Le rosé de Bourgogne : une signature locale
C’est au XIXe siècle que Marsannay va se distinguer, non pas par ses rouges ou ses blancs, mais par un vin rosé sec et de caractère, issu du Pinot Noir. Ce vin séduit rapidement les palais locaux. Il devient même le vin officiel des réceptions organisées par la mairie de Dijon, ce qui contribue à sa notoriété dans la région.
Contrairement aux rosés légers et fruités du sud de la France, celui de Marsannay affirme sa singularité : une robe soutenue, une bouche fraîche mais structurée, et un véritable potentiel gastronomique. Il devient, pour la Bourgogne, un rosé de référence, apprécié pour son authenticité.
Une reconnaissance tardive mais précieuse : l’AOC Marsannay
En 1987, Marsannay obtient enfin le statut d’Appellation d’Origine Contrôlée. Cette reconnaissance consacre la qualité du travail des vignerons et la richesse du terroir. L’AOC Marsannay présente une particularité rare en Bourgogne : elle est la seule appellation communale à produire les trois couleurs de vin.
Les vins rouges, majoritairement issus de Pinot Noir, se distinguent par leur fruité, leur structure élégante et leur belle capacité de garde. Ils évoquent parfois leurs voisins de Fixin ou Gevrey-Chambertin, avec une touche plus accessible. Les vins blancs, à base de Chardonnay, offrent des profils floraux, minéraux, parfois boisés, avec une belle tension en bouche. Quant aux rosés, ils restent la signature historique du village : secs, pleins, et taillés pour la table.
Un vignoble en pleine ascension
Depuis les années 2000, Marsannay connaît une profonde transformation. Une nouvelle génération de vignerons, passionnée et exigeante, s’attache à révéler toute la finesse de ses terroirs. Parmi eux, Sylvain Pataille occupe une place centrale. Œnologue de formation, il s’est imposé comme un artisan engagé de la Bourgogne nouvelle : culture en bio, vinifications naturelles, mise en valeur des climats.
À ses côtés, d’autres domaines comme Bruno Clair, Huguenot, Collotte, ou Domaine des Rouges Queues participent à cette montée en gamme. Ils redessinent la réputation du vignoble et réconcilient Marsannay avec le haut niveau de la Côte de Nuits.
Cette dynamique a d’ailleurs débouché sur une demande officielle de classement en Premier Cru pour plusieurs climats particulièrement qualitatifs. Des lieux-dits comme Clos du Roy, Les Longeroies, Boivin, Les Grasses Têtes ou Champ Salomon pourraient ainsi rejoindre la carte des crus reconnus de Bourgogne. La décision, toujours en cours d’examen, serait une consécration logique du travail accompli depuis plus de 30 ans.

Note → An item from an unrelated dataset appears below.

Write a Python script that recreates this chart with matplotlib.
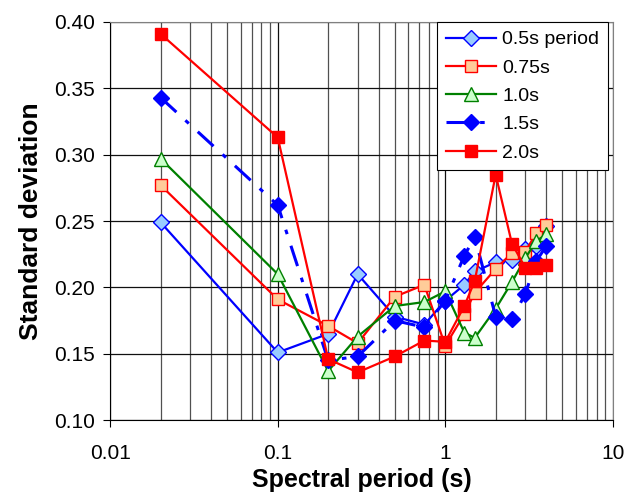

Un lieu à redécouvrir pour les amateurs de vin et de patrimoine
Marsannay, longtemps discret, attire aujourd’hui une clientèle curieuse et éclairée. Il séduit par sa diversité de vins, mais aussi par sa proximité immédiate avec Dijon, ce qui en fait une destination idéale pour une escapade œnologique à la journée.
Les vignes y sont accessibles à pied ou à vélo, les caves accueillantes, et les paysages préservés. La commune offre aussi quelques points d’intérêt patrimoniaux : lavoirs, églises, pressoirs anciens… tout y respire l’authenticité. Le calme du village contraste avec l’effervescence de ses cuvées.
Conclusion : Marsannay, le renouveau tranquille d’une Bourgogne confidentielle
Marsannay incarne aujourd’hui une forme de renaissance viticole. Entre respect du terroir, innovation technique et reconnaissance progressive, il symbolise une Bourgogne plus ouverte, plus accessible, mais toujours exigeante. Ce village, qui fut longtemps perçu comme une simple transition entre ville et vignoble, devient une destination à part entière.
Son histoire, faite de patience et de discrétion, se lit désormais dans ses bouteilles. Rouge, blanc ou rosé, chaque cuvée raconte une facette de ce territoire en pleine affirmation. Marsannay n’est plus un point de départ. C’est une étape précieuse du voyage bourguignon.